In recent years, food companies have had to face growing challenges related to sustainability, driven by more conscious consumers, stringent environmental regulations, and investors increasingly attentive to ESG (Environmental, Social, Governance) factors. In this context, ESG assessment has become an indispensable tool for companies in the food sector, as it allows them to measure, manage and improve their own sustainability impact. Not only is it a way to be more transparent and responsible, but it is also a strategic key to gaining a competitive advantage and building a more sustainable future.
What is ESG Assessment and why is it important for food companies?
ESG Assessment is a systematic evaluation of a company’s environmental, social and governance factors. For food companies, these aspects include the management of natural resources, respect for workers’ rights, food safety, energy efficiency and corporate governance, among other parameters. Implementing an ESG assessment means measuring the impact of one’s operations in these areas, identifying critical points and setting improvement objectives. This process is fundamental to meeting the expectations of consumers and investors and to complying with the regulations governing sustainability and social responsibility.
Companies that fail to implement ESG criteria risk losing market opportunities and the trust of stakeholders. Conversely, those that effectively integrate them into their strategies can create added value and gain a competitive advantage, improving their reputation and building a more loyal customer base.
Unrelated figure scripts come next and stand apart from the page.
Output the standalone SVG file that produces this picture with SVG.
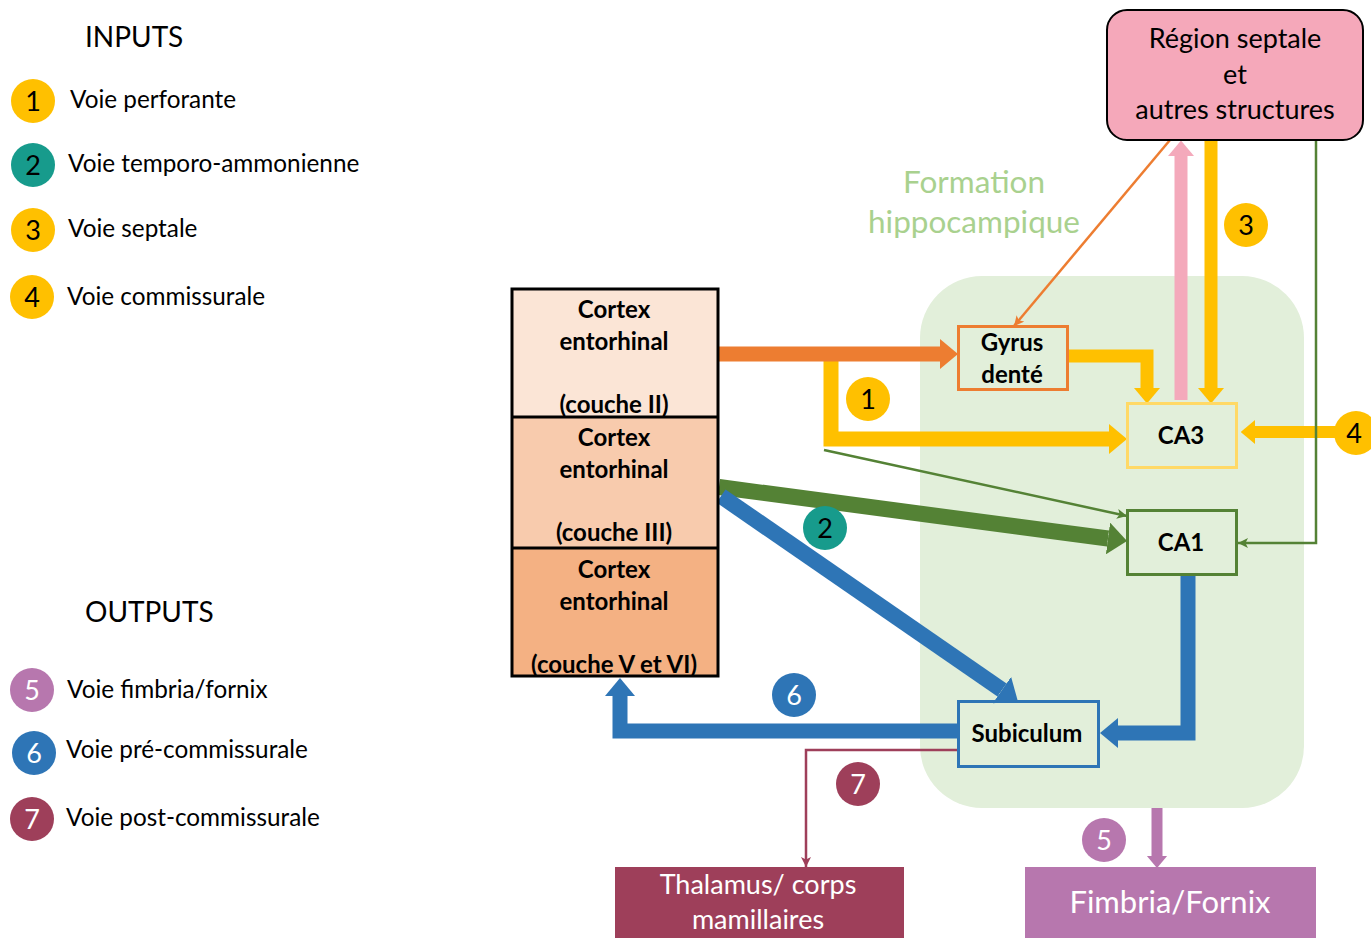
<svg xmlns="http://www.w3.org/2000/svg" width="1371" height="938" viewBox="0 0 1371 938">
<style>
  text { font-family: Lato, "Liberation Sans", sans-serif; }
  .leg { font-size: 24.3px; fill: #000; }
  .head { font-size: 28px; fill: #000; }
  .num { font-size: 27px; text-anchor: middle; }
  .nb { fill: #000; }
  .nw { fill: #fff; }
  .bold { font-weight: bold; font-size: 24px; text-anchor: middle; fill: #000; }
  .thick { fill: none; stroke-linejoin: miter; stroke-linecap: butt; }
  .thin { fill: none; stroke-width: 2.5; }
</style>
<defs>
  <marker id="hOr" viewBox="0 0 12 20" refX="0" refY="10" markerWidth="1.2" markerHeight="2" orient="auto"><path d="M0,0 L12,10 L0,20 Z" fill="#ED7D31"/></marker>
  <marker id="hYe" viewBox="0 0 12 20" refX="0" refY="10" markerWidth="1.2" markerHeight="2" orient="auto"><path d="M0,0 L12,10 L0,20 Z" fill="#FFC000"/></marker>
  <marker id="hGr" viewBox="0 0 12 20" refX="0" refY="10" markerWidth="1.2" markerHeight="2" orient="auto"><path d="M0,0 L12,10 L0,20 Z" fill="#548235"/></marker>
  <marker id="hBl" viewBox="0 0 12 20" refX="0" refY="10" markerWidth="1.2" markerHeight="2" orient="auto"><path d="M0,0 L12,10 L0,20 Z" fill="#2E75B6"/></marker>
  <marker id="hPk" viewBox="0 0 12 20" refX="0" refY="10" markerWidth="1.2" markerHeight="2" orient="auto"><path d="M0,0 L12,10 L0,20 Z" fill="#F4A9BB"/></marker>
  <marker id="hPu" viewBox="0 0 12 20" refX="0" refY="10" markerWidth="1.1" markerHeight="2.3" orient="auto"><path d="M0,0 L12,10 L0,20 Z" fill="#B777AE"/></marker>
  <marker id="tOr" viewBox="0 0 10 10" refX="10" refY="5" markerWidth="4" markerHeight="4" orient="auto"><path d="M0,0 L10,5 L0,10 L2.5,5 Z" fill="#ED7D31"/></marker>
  <marker id="tGr" viewBox="0 0 10 10" refX="10" refY="5" markerWidth="4" markerHeight="4" orient="auto"><path d="M0,0 L10,5 L0,10 L2.5,5 Z" fill="#548235"/></marker>
  <marker id="tDr" viewBox="0 0 10 10" refX="10" refY="5" markerWidth="4" markerHeight="4" orient="auto"><path d="M0,0 L10,5 L0,10 L2.5,5 Z" fill="#9E3F5A"/></marker>
</defs>
<rect width="1371" height="938" fill="#fff"/>

<!-- Legend -->
<g id="legend">
  <text class="head" x="85" y="47">INPUTS</text>
  <circle cx="33" cy="101" r="22" fill="#FFC000"/><text class="num nb" x="33" y="111">1</text>
  <text class="leg" x="70" y="108">Voie perforante</text>
  <circle cx="33" cy="165" r="22" fill="#179B8C"/><text class="num nb" x="33" y="175">2</text>
  <text class="leg" x="68" y="172">Voie temporo-ammonienne</text>
  <circle cx="33" cy="230" r="22" fill="#FFC000"/><text class="num nb" x="33" y="240">3</text>
  <text class="leg" x="68" y="237">Voie septale</text>
  <circle cx="32" cy="297" r="22" fill="#FFC000"/><text class="num nb" x="32" y="307">4</text>
  <text class="leg" x="67" y="305">Voie commissurale</text>

  <text class="head" x="85" y="622">OUTPUTS</text>
  <circle cx="32" cy="690" r="22" fill="#B777AE"/><text class="num nw" x="32" y="700">5</text>
  <text class="leg" x="67" y="698">Voie fimbria/fornix</text>
  <circle cx="34" cy="753" r="22" fill="#2E75B6"/><text class="num nw" x="34" y="763">6</text>
  <text class="leg" x="66" y="758">Voie pré-commissurale</text>
  <circle cx="32" cy="819" r="22" fill="#9E3F5A"/><text class="num nw" x="32" y="829">7</text>
  <text class="leg" x="66" y="826">Voie post-commissurale</text>
</g>

<!-- Hippocampal formation region -->
<g id="formation">
  <rect x="920" y="276" width="384" height="532" rx="62" fill="#E2EFDA"/>
  <text x="974" y="193" font-size="31.5" fill="#A9D18E" text-anchor="middle">Formation</text>
  <text x="974" y="233" font-size="31.5" fill="#A9D18E" text-anchor="middle">hippocampique</text>
</g>

<!-- Connectors -->
<g id="connectors">
  <path class="thick" d="M831,361 V439 H1109" stroke="#FFC000" stroke-width="15" marker-end="url(#hYe)"/>
  <path class="thick" d="M719,354 H940" stroke="#ED7D31" stroke-width="15" marker-end="url(#hOr)"/>
  <path class="thick" d="M1068,356 H1147 V388" stroke="#FFC000" stroke-width="13" marker-end="url(#hYe)"/>
  <path class="thick" d="M1211,140 V388" stroke="#FFC000" stroke-width="13" marker-end="url(#hYe)"/>
  <path class="thick" d="M1181,400 V156" stroke="#F4A9BB" stroke-width="13" marker-end="url(#hPk)"/>
  <path class="thick" d="M1336,432 H1255" stroke="#FFC000" stroke-width="12" marker-end="url(#hYe)"/>
  <path class="thick" d="M719,487 L1108,538.5" stroke="#548235" stroke-width="16" marker-end="url(#hGr)"/>
  <path class="thick" d="M721,496 L1002,690" stroke="#2E75B6" stroke-width="16" marker-end="url(#hBl)"/>
  <path class="thick" d="M1188,575 V733 H1118" stroke="#2E75B6" stroke-width="15" marker-end="url(#hBl)"/>
  <path class="thick" d="M958,731 H620 V696" stroke="#2E75B6" stroke-width="15" marker-end="url(#hBl)"/>
  <path class="thick" d="M1157,808 V856" stroke="#B777AE" stroke-width="11" marker-end="url(#hPu)"/>
  <path class="thin" d="M824,450 L1127,516" stroke="#548235" marker-end="url(#tGr)"/>
  <path class="thin" d="M1170,140 L1014,326" stroke="#ED7D31" marker-end="url(#tOr)"/>
  <path class="thin" d="M1316,140 V543 H1238" stroke="#548235" marker-end="url(#tGr)"/>
  <path class="thin" d="M958,750 H806 V867" stroke="#9E3F5A" marker-end="url(#tDr)"/>
</g>

<!-- Nodes -->
<g id="cortex">
  <rect x="512" y="289" width="206" height="128" fill="#FBE5D6"/>
  <rect x="512" y="417" width="206" height="131" fill="#F8CBAD"/>
  <rect x="512" y="548" width="206" height="128" fill="#F4B183"/>
  <rect x="512" y="289" width="206" height="387" fill="none" stroke="#000" stroke-width="3"/>
  <line x1="512" y1="417" x2="718" y2="417" stroke="#000" stroke-width="3"/>
  <line x1="512" y1="548" x2="718" y2="548" stroke="#000" stroke-width="3"/>
  <text class="bold" x="614" y="318">Cortex</text>
  <text class="bold" x="614" y="350">entorhinal</text>
  <text class="bold" x="614" y="413">(couche II)</text>
  <text class="bold" x="614" y="446">Cortex</text>
  <text class="bold" x="614" y="478">entorhinal</text>
  <text class="bold" x="614" y="541">(couche III)</text>
  <text class="bold" x="614" y="578">Cortex</text>
  <text class="bold" x="614" y="610">entorhinal</text>
  <text class="bold" x="614" y="673">(couche V et VI)</text>
</g>
<g id="gyrus">
  <rect x="958.5" y="326.5" width="109" height="63" fill="none" stroke="#ED7D31" stroke-width="3"/>
  <text class="bold" x="1012" y="351">Gyrus</text>
  <text class="bold" x="1012" y="383">denté</text>
</g>
<g id="ca3">
  <rect x="1127.5" y="403.5" width="109" height="64" fill="none" stroke="#FFD966" stroke-width="3"/>
  <text class="bold" x="1181" y="444">CA3</text>
</g>
<g id="ca1">
  <rect x="1127.5" y="510.5" width="109" height="64" fill="none" stroke="#548235" stroke-width="3"/>
  <text class="bold" x="1181" y="551">CA1</text>
</g>
<g id="subiculum">
  <rect x="958.5" y="701.5" width="140" height="65" fill="none" stroke="#2E75B6" stroke-width="3"/>
  <text class="bold" x="1027" y="742">Subiculum</text>
</g>
<g id="septale">
  <rect x="1107" y="10" width="256" height="130" rx="20" fill="#F5A8BA" stroke="#000" stroke-width="2"/>
  <text x="1235" y="48" font-size="27" text-anchor="middle" fill="#000">Région septale</text>
  <text x="1235" y="84" font-size="27" text-anchor="middle" fill="#000">et</text>
  <text x="1235" y="119" font-size="27" text-anchor="middle" fill="#000">autres structures</text>
</g>
<g id="thalamus">
  <rect x="615" y="867" width="289" height="75" fill="#9E3F5A"/>
  <text x="758" y="894" font-size="27" text-anchor="middle" fill="#fff">Thalamus/ corps</text>
  <text x="758" y="929" font-size="27" text-anchor="middle" fill="#fff">mamillaires</text>
</g>
<g id="fimbria">
  <rect x="1025" y="867" width="291" height="75" fill="#B777AE"/>
  <text x="1170" y="913" font-size="31" text-anchor="middle" fill="#fff">Fimbria/Fornix</text>
</g>

<!-- Pathway labels -->
<g id="labels">
  <circle cx="868" cy="399" r="22" fill="#FFC000"/><text class="num nb" x="868" y="409">1</text>
  <circle cx="825" cy="528" r="22" fill="#179B8C"/><text class="num nb" x="825" y="538">2</text>
  <circle cx="1246" cy="225" r="22" fill="#FFC000"/><text class="num nb" x="1246" y="235">3</text>
  <circle cx="1356" cy="433" r="22" fill="#FFC000"/><text class="num nb" x="1354" y="443">4</text>
  <circle cx="794" cy="695" r="22" fill="#2E75B6"/><text class="num nw" x="794" y="705">6</text>
  <circle cx="858" cy="784" r="22" fill="#9E3F5A"/><text class="num nw" x="858" y="794">7</text>
  <circle cx="1104" cy="840" r="22" fill="#B777AE"/><text class="num nw" x="1104" y="850">5</text>
</g>
</svg>
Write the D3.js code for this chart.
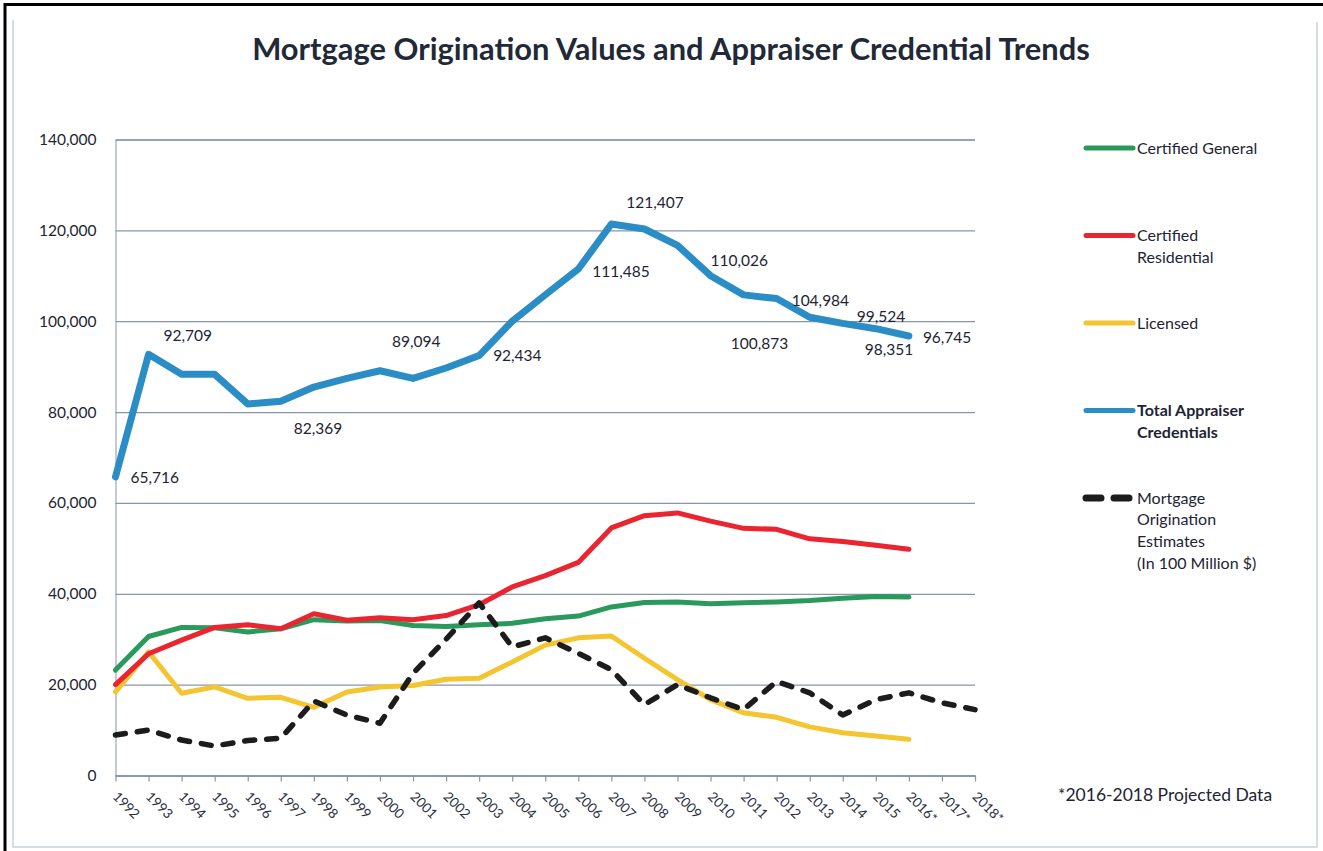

The main ESG criteria for food companies
For the food sector, ESG factors can be divided into three main areas:
Environmental (E). The food industry has a significant impact on the environment, as every stage of the supply chain – from agricultural production to processing, transport and distribution – contributes to greenhouse gas emissions, water consumption and soil degradation. Intensive farming practices, for example, require large quantities of water and can deplete biodiversity due to the excessive use of fertilisers and pesticides. Furthermore, the long-distance transport of food products increases air pollution and CO₂ emissions. In light of this, food companies are therefore seeking to adopt more sustainable practices, such as regenerative agriculture, the use of renewable energy and eco-friendly packaging solutions, in order to reduce their ecological impact and contribute to the protection of the environment.
Social (S). The social factor in the food sector relates primarily to working conditions, human rights and food safety. Companies must ensure that workers receive fair treatment, that there are no exploitative practices and that products are safe for consumers. Furthermore, promoting inclusion and diversity initiatives can improve the working environment and attract talent. Food safety is a crucial point for companies in the sector, as any issues in this area can have serious consequences for public health and for the company’s reputation.
Governance (G). Governance concerns the company’s management structure, transparency practices and compliance with regulations. Food companies are required to implement control mechanisms to prevent unlawful conduct, such as corruption or data manipulation. Furthermore, effective governance ensures that business decisions are made in an ethical and responsible manner, with adequate stakeholder involvement. Investors and partners seek companies with transparent and accountable governance structures, as these are considered more stable and reliable in the long term.
Benefits of ESG Assessment for food companies
Integrating an ESG assessment offers numerous advantages to companies in the food sector, including:
- Improved corporate reputation: A strong ESG positioning makes the company more attractive in the eyes of consumers and investors, increasing trust and loyalty.
- Easier access to financing: Institutional investors are increasingly oriented towards financing sustainable companies. Demonstrating a commitment to ESG criteria facilitates access to capital and to financing instruments dedicated to sustainability.
- Reduction of operational and regulatory risks: Sustainability regulations are becoming increasingly stringent. Implementing an ESG assessment makes it possible to identify and manage risks, reducing the likelihood of incurring penalties.
- Increased operational efficiency: Often, ESG assessment leads to the adoption of more efficient and innovative practices, which reduce long-term operating costs, such as the use of energy-saving technologies or the optimisation of procurement processes.
Conclusion
ESG represents a fundamental strategic lever for food companies, not only to align with regulatory requirements, but above all to seize the opportunities offered by an evolving market. Companies that integrate environmental, social and governance assessments into their operations not only improve their own performance, but also contribute to a more sustainable and inclusive future. For food companies, ESG is more than an obligation: it is a key to long-term success.